I am genuinely arguing that we should use #pascal and #ada more.
C was made for assembly cosplaying as a high level language (even then, Forth is doing a better job in that aspect...). Pascal is ALGOL-68 done right so it traces its heritage back to a committee of brilliant computer scientists and Ada was made for the DoD.
Pascal figured out before C (it precedes it by 2 years) strings (yes, actual strings, not just char arrays), a well structured and strict syntax, native set operators (you can check whether an element is in a set, include, exclude elements, compare them, even intersection and union are supported!), strong type safety (some claim it's too much, but then you have Rust, so...), even OOP nowadays.

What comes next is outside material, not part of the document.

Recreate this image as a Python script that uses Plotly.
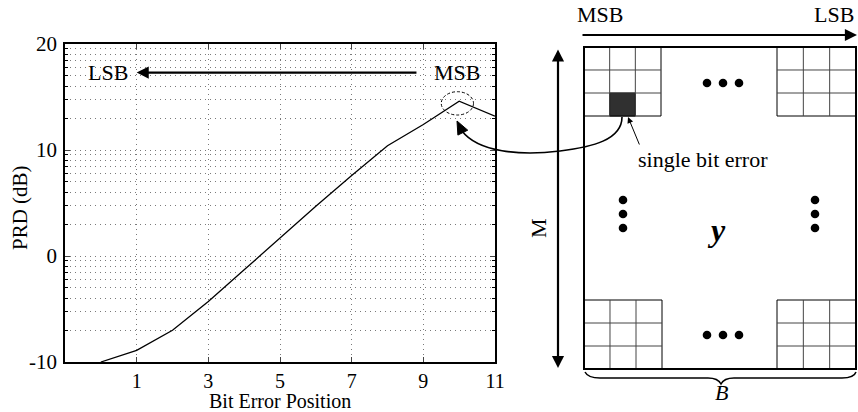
import numpy as np
import plotly.graph_objects as go

# PRD versus the position of a single flipped bit
bit_position = [0, 1, 2, 3, 4, 5, 6, 7, 8, 9, 10, 11]
prd_db = [-10.0, -8.9, -7.0, -4.3, -1.3, 1.7, 4.7, 7.6, 10.4, 12.4, 14.6, 13.2]

x_ticks = [1, 3, 5, 7, 9, 11]
y_ticks = [-10, 0, 10, 20]
y_tick_text = ["-10", "0", "10", "20"]

FONT = "Liberation Serif"
W, H = 858, 412
ML, MR, MT, MB = 65, 363, 44, 50
PW, PH = W - ML - MR, H - MT - MB


def fx(px):
    """Pixel column -> paper x."""
    return (px - ML) / PW


def fy(py):
    """Pixel row -> paper y."""
    return (H - MB - py) / PH


def path(points, close=False):
    s = "M " + " L ".join(f"{fx(a):.5f},{fy(b):.5f}" for a, b in points)
    return s + (" Z" if close else "")


def text_font(size=22):
    return dict(family=FONT, size=size, color="black")


def label(px, py, text, size=22, angle=0):
    """Text centred on a pixel position."""
    return dict(x=fx(px), y=fy(py), xref="paper", yref="paper", text=text,
                showarrow=False, xanchor="center", yanchor="middle",
                textangle=angle, font=text_font(size))


# minor grid: 2..9 subdivisions inside each 10 dB band
minor_y = [d + 10 * np.log10(k) for d in (-10, 0, 10) for k in range(2, 10)]

fig = go.Figure()
fig.add_trace(go.Scatter(x=bit_position, y=prd_db, mode="lines",
                         line=dict(color="black", width=1.3),
                         showlegend=False, hoverinfo="skip", cliponaxis=True))

grid = dict(showgrid=True, gridcolor="#7a7a7a", gridwidth=1, griddash="1px,4px")
fig.update_xaxes(range=[-1, 11], tickvals=x_ticks, ticks="inside", ticklen=5,
                 showline=True, linecolor="black", linewidth=1.5, mirror="ticks",
                 zeroline=False, tickfont=text_font(20), automargin=False,
                 **grid)
fig.update_yaxes(range=[-10, 20], tickvals=y_ticks, ticktext=y_tick_text,
                 ticks="inside", ticklen=5,
                 showline=True, linecolor="black", linewidth=1.5, mirror="ticks",
                 zeroline=False, tickfont=text_font(21), automargin=False,
                 ticklabelstandoff=2,
                 minor=dict(tickvals=minor_y, ticks="inside", ticklen=3,
                            tickcolor="black", showgrid=True, gridcolor="#7a7a7a",
                            gridwidth=1, griddash="1px,4px"),
                 **grid)

shapes = []
ann = []

# axis titles
ann.append(label(280, 401, "Bit Error Position", size=20))
ann.append(label(20, 208, "PRD (dB)", size=21, angle=-90))

# dashed ellipse around the MSB point
peak_x = bit_position[prd_db.index(max(prd_db))]
peak_y = max(prd_db)
shapes.append(dict(type="circle", xref="x", yref="y",
                   x0=peak_x - 0.5, x1=peak_x + 0.4,
                   y0=peak_y - 1.3, y1=peak_y + 0.9,
                   line=dict(color="black", width=1, dash="3px,2px")))

# MSB -> LSB arrow inside the axes
arrow_y = 17.3
ann.append(dict(x=1.0, y=arrow_y, xref="x", yref="y", ax=8.85, ay=arrow_y,
                axref="x", ayref="y", text="", showarrow=True, arrowhead=2,
                arrowsize=1.1, arrowwidth=2.2, arrowcolor="black"))
ann.append(dict(x=0.82, y=arrow_y, xref="x", yref="y", text="LSB", showarrow=False,
                xanchor="right", yanchor="middle", font=text_font()))
ann.append(dict(x=9.93, y=arrow_y, xref="x", yref="y", text="MSB", showarrow=False,
                xanchor="center", yanchor="middle", font=text_font()))

# ---- bit-plane matrix diagram on the right ----
BOX = (584, 47, 856, 369)


def add_block(x0, y0, x1, y1, dark=None):
    shapes.append(dict(type="rect", xref="paper", yref="paper",
                       x0=fx(x0), x1=fx(x1), y0=fy(y1), y1=fy(y0),
                       fillcolor="white", line=dict(color="black", width=1)))
    cw, ch = (x1 - x0) / 3, (y1 - y0) / 3
    if dark is not None:
        c, r = dark
        shapes.append(dict(type="rect", xref="paper", yref="paper",
                           x0=fx(x0 + c * cw), x1=fx(x0 + (c + 1) * cw),
                           y0=fy(y0 + (r + 1) * ch), y1=fy(y0 + r * ch),
                           fillcolor="#303030", line=dict(color="black", width=1)))
    for i in (1, 2):
        shapes.append(dict(type="path", xref="paper", yref="paper",
                           path=path([(x0 + i * cw, y0), (x0 + i * cw, y1)]),
                           line=dict(color="#444", width=1)))
        shapes.append(dict(type="path", xref="paper", yref="paper",
                           path=path([(x0, y0 + i * ch), (x1, y0 + i * ch)]),
                           line=dict(color="#444", width=1)))


add_block(584, 47, 661, 116, dark=(1, 2))
add_block(777, 47, 856, 116)
add_block(584, 300, 662, 369)
add_block(777, 300, 856, 369)

shapes.append(dict(type="rect", xref="paper", yref="paper",
                   x0=fx(BOX[0]), x1=fx(BOX[2]), y0=fy(BOX[3]), y1=fy(BOX[1]),
                   line=dict(color="black", width=2)))

# ellipsis dots
R = 4.3
dots = [(707, 83), (723, 83), (739, 83), (707, 335), (723, 335), (739, 335),
        (623, 200), (623, 214), (623, 228), (815, 200), (815, 214), (815, 228)]
for cx, cy in dots:
    shapes.append(dict(type="circle", xref="paper", yref="paper",
                       x0=fx(cx - R), x1=fx(cx + R), y0=fy(cy + R), y1=fy(cy - R),
                       fillcolor="black", line=dict(color="black", width=0)))

# brace under the matrix
brace = (f"M {fx(585):.5f},{fy(372):.5f} Q {fx(588):.5f},{fy(378):.5f} {fx(600):.5f},{fy(378):.5f} "
         f"L {fx(708):.5f},{fy(378):.5f} Q {fx(718):.5f},{fy(378):.5f} {fx(721):.5f},{fy(384):.5f} "
         f"Q {fx(724):.5f},{fy(378):.5f} {fx(734):.5f},{fy(378):.5f} "
         f"L {fx(842):.5f},{fy(378):.5f} Q {fx(854):.5f},{fy(378):.5f} {fx(856):.5f},{fy(372):.5f}")
shapes.append(dict(type="path", xref="paper", yref="paper", path=brace,
                   line=dict(color="black", width=1.5)))

# curved arrow from the flipped bit to the MSB point
curve = (f"M {fx(622):.5f},{fy(117):.5f} "
         f"C {fx(622):.5f},{fy(140):.5f} {fx(592):.5f},{fy(147):.5f} {fx(560):.5f},{fy(151):.5f} "
         f"C {fx(520):.5f},{fy(156):.5f} {fx(478):.5f},{fy(152):.5f} {fx(462):.5f},{fy(131):.5f}")
shapes.append(dict(type="path", xref="paper", yref="paper", path=curve,
                   line=dict(color="black", width=1.6)))
tip = np.array([457.0, 121.0])
d = np.array([-5.0, -10.0])
d /= np.linalg.norm(d)
n = np.array([-d[1], d[0]])
base = tip - 13 * d
tri = [tuple(tip), tuple(base + 5.5 * n), tuple(base - 5.5 * n)]
shapes.append(dict(type="path", xref="paper", yref="paper", path=path(tri, close=True),
                   fillcolor="black", line=dict(color="black", width=1)))

# top MSB -> LSB arrow (tail offset given in pixels)
ann.append(dict(x=fx(857), y=fy(35), xref="paper", yref="paper",
                ax=581 - 857, ay=0,
                text="", showarrow=True, arrowhead=2, arrowsize=1.1, arrowwidth=2.2,
                arrowcolor="black"))
ann.append(label(600, 15, "MSB"))
ann.append(label(834, 15, "LSB"))

# vertical double arrow for M
ann.append(dict(x=fx(558), y=fy(368), xref="paper", yref="paper",
                ax=0, ay=48 - 368,
                text="", showarrow=True, arrowhead=2, startarrowhead=2,
                arrowside="end+start", arrowsize=1.1, arrowwidth=2.2,
                startarrowsize=1.1, arrowcolor="black"))
ann.append(label(538, 228, "M", angle=-90))

# pointer to the flipped bit
ann.append(dict(x=fx(628), y=fy(117), xref="paper", yref="paper",
                ax=12, ay=29, text="", showarrow=True, arrowhead=2, arrowsize=1.2,
                arrowwidth=1, arrowcolor="black"))
ann.append(label(703, 159, "single bit error"))

ann.append(label(716, 230, "<b><i>y</i></b>", size=32))
ann.append(label(721, 392, "<i>B</i>"))

fig.update_layout(width=W, height=H,
                  margin=dict(l=ML, r=MR, t=MT, b=MB, pad=0, autoexpand=False),
                  paper_bgcolor="white", plot_bgcolor="white",
                  shapes=shapes, annotations=ann, showlegend=False)

fig.write_html("out.html", config={"displayModeBar": False})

As for Ada, you have in depth defense by default (as in no implicit conversions (just like Pascal), it treats what would be equivalent types using `typedef` in C as totally different and gives you an error (good job Rust, you at least figured that one out...)). You also get plenty of compile-time checks and run-time checks, as well as an access-type model rather than providing low-level generic pointers (each access type is handled by a storage pool, either the default one or a custom one to allow more exotic system memory implementations like NUMA and thus you never access heap memory directly, but you have to use this storage pool manager (similar to how Zig does everything through allocators). You also don't have to worry about deciding how exactly data is passed in or out of a function/procedure call (you specify the direction of each parameter, but the ultimate decision of whether the data being passed via a register, via the heap, or as a reference will be taken by the compiler or runtime, never by the programmer). It's also the first internationally standardized OOP language with Ada 83.